# What side dish goes great with Lemon Pepper Salmon?



## austin_ (Jun 17, 2006)

In my opinion, a meal needs a side dish. Variety is always good.


----------



## bigwheel (May 26, 2006)

I vote for pinto beans. Now that should make a good meal. 

bigwheel


----------



## austin_ (Jun 17, 2006)

I'm not a big fan of pinto beans... do you think black bean stew would work? Or just black beans by themselves?


----------



## bigwheel (May 26, 2006)

Yeppers...black beans should work too. Dang your making me hongry here 

bigwheel


----------



## mezzaluna (Aug 29, 2000)

How about a fresh salsa: fresh-cut corn kernels, tomato pulp (no seeds, please), diced green pepper, minced green onion, maybe some rinsed black beans- dressed with a nice vinaigrette (maybe a bit of chili thrown in).

Or a Greek country salad: chunks of tomato, cucumber, onion (I like red), capers dressed with a red wine vinaigrette or lemon/olive oil dressing.


----------



## lentil (Sep 8, 2003)

Nice ideas, Mezzaluna! 

How about green beans or haricort verts lightly sauteed with thin strips of red bell pepper and tossed with a little sherry and soy at the very end. A nice sprinkle of toasted sesame seeds and a grind of pepper to top it off?


----------



## aurora (Jan 25, 2006)

Dilled baby red potatoes or dilled baby carrots are both delightful and refreshing side dishs. Dill goes very nicely with salmon dishes.

Dilled baby red potatoes:

http://www.sunkist.com/recipesearch/...482&servings=5

Substitute baby carrots for potatoes to make dilled baby carrots.

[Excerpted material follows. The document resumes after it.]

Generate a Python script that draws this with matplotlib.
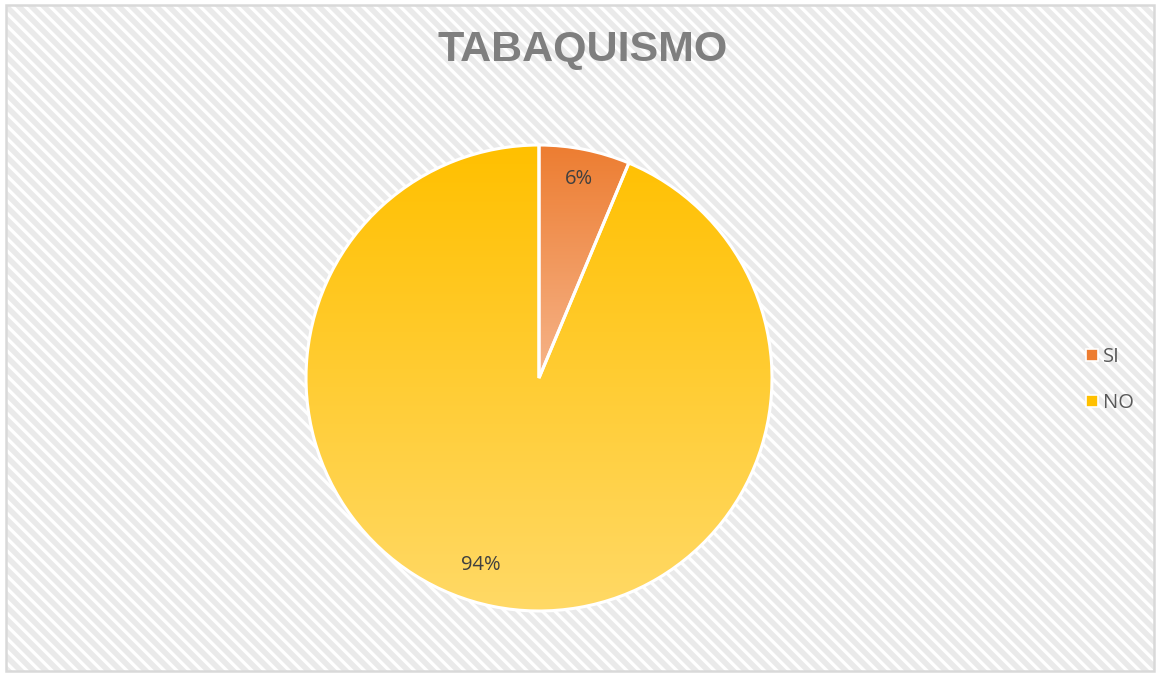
import numpy as np
import matplotlib.pyplot as plt
from matplotlib.patches import Rectangle
from matplotlib.colors import LinearSegmentedColormap
from matplotlib.lines import Line2D

categories = ['SI', 'NO']
values = [6.3, 93.7]
labels_pct = ['6%', '94%']

top_colors = ['#ED7D31', '#FFC000']
bottom_colors = ['#F6B48A', '#FFD966']

fig = plt.figure(figsize=(11.6, 6.76), dpi=100)
ax = fig.add_axes([0, 0, 1, 1])

# background: white with light diagonal stripes and a grey border
frame = Rectangle((6, 5), 1148, 666, facecolor='white', edgecolor='none', zorder=0)
ax.add_patch(frame)
step = 12.5
for k in np.arange(-700, 1200, step):
    ln, = ax.plot([k, k + 700], [676, -24], color='#EAEAEA', lw=4.0,
                  solid_capstyle='butt', zorder=0.5)
    ln.set_clip_path(frame)
ax.add_patch(Rectangle((6, 5), 1148, 666, facecolor='none', edgecolor='#D9D9D9',
                       linewidth=1.8, zorder=1))

cx, cy, r = 539, 676 - 378, 233
wedges, _ = ax.pie(values, startangle=90, counterclock=False, center=(cx, cy),
                   radius=r, frame=True,
                   wedgeprops=dict(edgecolor='white', linewidth=2.2))
ax.set_xlim(0, 1160)
ax.set_ylim(0, 676)
ax.set_aspect('equal')
ax.axis('off')

# vertical gradient fill, clipped to each wedge
for w, c1, c2 in zip(wedges, top_colors, bottom_colors):
    w.set_zorder(3)
    bb = w.get_path().get_extents(w.get_transform())
    inv = ax.transData.inverted()
    (x0, y0), (x1, y1) = inv.transform([[bb.x0, bb.y0], [bb.x1, bb.y1]])
    cmap = LinearSegmentedColormap.from_list('g', [c1, c2])
    grad = np.linspace(0, 1, 256).reshape(-1, 1)
    im = ax.imshow(grad, cmap=cmap, extent=(x0, x1, y0, y1), aspect='auto',
                   origin='upper', zorder=2, interpolation='bilinear')
    im.set_clip_path(w)
    w.set_facecolor('none')

ax.set_xlim(0, 1160)
ax.set_ylim(0, 676)

# percentage labels (Excel "best fit" style placement)
dist = [0.87, 0.84]
shift = [0.0, -6.0]
theta1 = 90
for v, lab, d, s in zip(values, labels_pct, dist, shift):
    mid = np.deg2rad(theta1 - v / sum(values) * 360 / 2 + s)
    theta1 -= v / sum(values) * 360
    ax.text(cx + d * r * np.cos(mid), cy + d * r * np.sin(mid), lab,
            ha='center', va='center', fontsize=14.5, color='#404040',
            family='Open Sans', zorder=5)

fig.text(583 / 1160, 1 - 50 / 676, 'TABAQUISMO', ha='center', va='center',
         fontsize=31, fontweight='bold', color='#7F7F7F', family='Liberation Sans')

handles = [Line2D([], [], marker='s', linestyle='none', markersize=8.5,
                  markerfacecolor=c, markeredgecolor='white', markeredgewidth=1.2)
           for c in top_colors]
fig.legend(handles, categories, loc='center left',
           bbox_to_anchor=(1066 / 1160, 1 - 380 / 676), frameon=False,
           prop={'family': 'Open Sans', 'size': 14.5}, labelcolor='#595959',
           handlelength=0.8, handletextpad=0.15, labelspacing=1.3)

fig.savefig('out.png', dpi=100)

They are both very simple dishes which will not over power the main dish.


----------



## lyneotto (Jun 6, 2006)

Aurora's got it. Anything with dill, would really complement the lemon on the fish.
Now, I'm hungry!
Lyne


----------



## chrose (Nov 20, 2000)

A simple Basmati rice pilaf is all you need with maybe some sesame steamed green beans, or lemon scented broccoli.:lips:


----------



## bigwheel (May 26, 2006)

Luby's cafeteria down here got the fried catfish special each Friday and they load it up with dill. Nuff to make a grown man puke. I eat lunch a lot with a yankee from Iowa and he dont even like it. Dill is best to be used to make pickles I think. Just my dos centavos of course...Sure the yankee agree too. 

bigwheel


----------



## chrose (Nov 20, 2000)

I kind of agree with you there BW, not a big fan of the stuff, but as you said, Killer on pickles!!!:lips:


----------



## bigwheel (May 26, 2006)

Well I aint never met a New Yawker who wasnt high quality intelligent folks and you is clearly not an exception to the rule Now I got to tell you about my world famous top secret Grand Prize Winning meatball recipe sometime. It come a januine eyetalian Roman Catholic lady from New Yawk City. Guess I betta save that for the recipe section. I dont think you and I much like Holladiase sauce either. Taste like lemon pudding dont it? Why would anybody want to put lemon pudding on veggies or eggs? Pet Milk gravy made with sausage drippings taste much mo betta on there..Dontcha think?

bigwheel


----------



## aurora (Jan 25, 2006)

I apologize for making a suggestion for your side dish with salmon. I didn't realize that it needed to meet with everyone's taste. I offered a suggestion with the thought that this was a place to exchange cooking ideas and suggestions. I did not intend to make anyone sick or disgusted with my post. I did not understand the purpose of the Chef Talk website.


----------



## bigwheel (May 26, 2006)

Hey we just kiddding around with ya a little..please kindly accept my apologies for having offended you. So sorry. That dang trouble making yankee from New Yawk started it as best I recall. I was just sorta trying to placate him when was rumored to have said I dont like dill on fish. Now whut I did not want to tell him of course is..I know folks like that kinda stuff or the cafteria wouldnt put it on the catfish. Me and that other yankee try to give them a hint to leave it off..and the lines are still snaking out the front door at well past lunch. So I guess you and them is right on the money with the dill vs fish thing. Just depends on where a person is from I guess. I figger that particular Lubys is owned by somebody from your area You obviously aint from New Yawk or Texas. 

bigwheel

ps..dont ever take me serious cept where it come to religion..politics..and cookin


----------



## austin_ (Jun 17, 2006)

Great ideas everybody!  I think I'll top the salmon with salsa (Salmon + Salsa= killer dish) and on the side a Dill Vegetable Medley- like with Fennel, Baby Potatoes, Carrots, and all that stuff. I'll propably top the veggies with a light vinagrette, to add a tad of flavor without overpowering it. Thanks guys!


----------